Jesus era muito sensível ao catálogo de malfeitorias que o Velho Testamento lhe providenciava. Mais ainda: quem lê os evangelhos sabe que o Senhor, mais do que a bondade lorpa dos religiosos, meditava na malícia dos pecadores. Se há característica da pedagogia de Cristo que, depois de quatro décadas, me continua a surpreender é a da imitação dos maus. Como assim? Partilho uma mão cheia de exemplos. No Sermão do Monte, Cristo toma os fariseus como referência a ser ultrapassada e não negada (Mateus 5:20), e faz pedagogia a partir de pais maus para que confiemos no melhor de todos que é Deus (Mateus 7:11). No evangelho de Lucas, Jesus usa quem despacha um amigo sem sentido de oportunidade (Lucas 11:5-8) e, talvez num dos textos mais dado a equívocos, elogia o mordomo infiel para explicar que, para sermos competentes com as coisas santas, convém sermos espertos com as desgraçadas (Lucas 16:1-13). Simples como as pombas, e prudentes como as serpentes, resumirá para termos a noção de que somos enviados para o meio de lobos, e não para o meio de anjos (Mateus 10:16).

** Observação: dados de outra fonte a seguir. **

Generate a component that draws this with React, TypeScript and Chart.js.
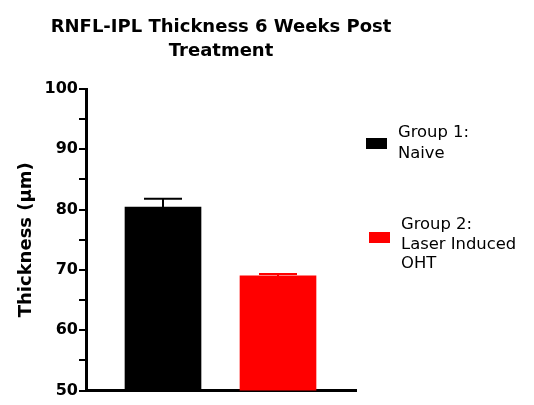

O que está em causa nesta pedagogia aparentemente escandalosa não tem nada a ver com relativismo moral. Naturalmente, Deus quer os seus a portarem-se como deve ser. Mas num mundo caído, não nos portamos como deve ser na ignorância dessa mesma queda constante. Pelo contrário, Jesus quer que reconheçamos que geralmente para fazermos as piores coisas nos guiam padrões elevados. E, reconhecendo-os, sabermos que Deus nos pede mais e melhor. Grande parte da santidade que não temos vem do empenho que não admitimos na indecência. Um dos privilégios que tenho como pastor é sentar-me na primeira fila no conhecimento das patifarias irrepreensivelmente executadas pelos pecadores que confiam em mim em confissão. Aprendo sempre muito com os pecados dos outros. Quando os ouço, a minha obrigação é orar: “Senhor, dá-me mais vontade para te obedecer do que a que estes usaram para te abandonar”.

Tristemente, o que dedicamos ao arrependimento não se compara com o que dedicámos ao pecado. Tendo a simpatizar mais com os pecadores quando estão na fase do pecado do que com os pecadores quando estão na fase do arrependimento precisamente por isto: os segundos constantemente perdem a ambição. Quando se endemoninhavam faziam trinta por uma linha; agora que os acompanha o Espírito Santo são uma cambada de panhonhas. Não aprendem nada com Jesus, o Mestre, quando propõe que não ignoremos a maldade mas que a apreciemos ao ponto de a ultrapassar. Imaginem o potencial de alguém mais aceso para a santidade futura do que para a safadeza passada. Como sabia Flannery O’Connor, o céu é dos violentos.

À medida que nos descristianizamos, vai-se perdendo o critério de estimar uma bandidagem. Na educação dos nossos filhos esta é das tarefas mais complicadas. Tenho a ideia de que o esforço dos pais era no passado encaminhar os seus em ter prazer na coisa certa. Os nossos tempos são delicadíssimos porque damos por nós com adolescentes assustadoramente prontos para se portarem bem. Os ídolos da juventude são chibos a favor da responsabilidade, o que nos força a ter de incutir alguma impiedade aos nossos pequenos. Pior do que dar-se ao cancelamento de outros, é que muitos nas novas gerações nem sequer entendem que possa haver algum prazer em correr o risco de ser cancelado. A tragédia não é o Diabo ter o Ocidente nas mãos; é ele passar a vida a esfregá-las por já não precisar de o tentar.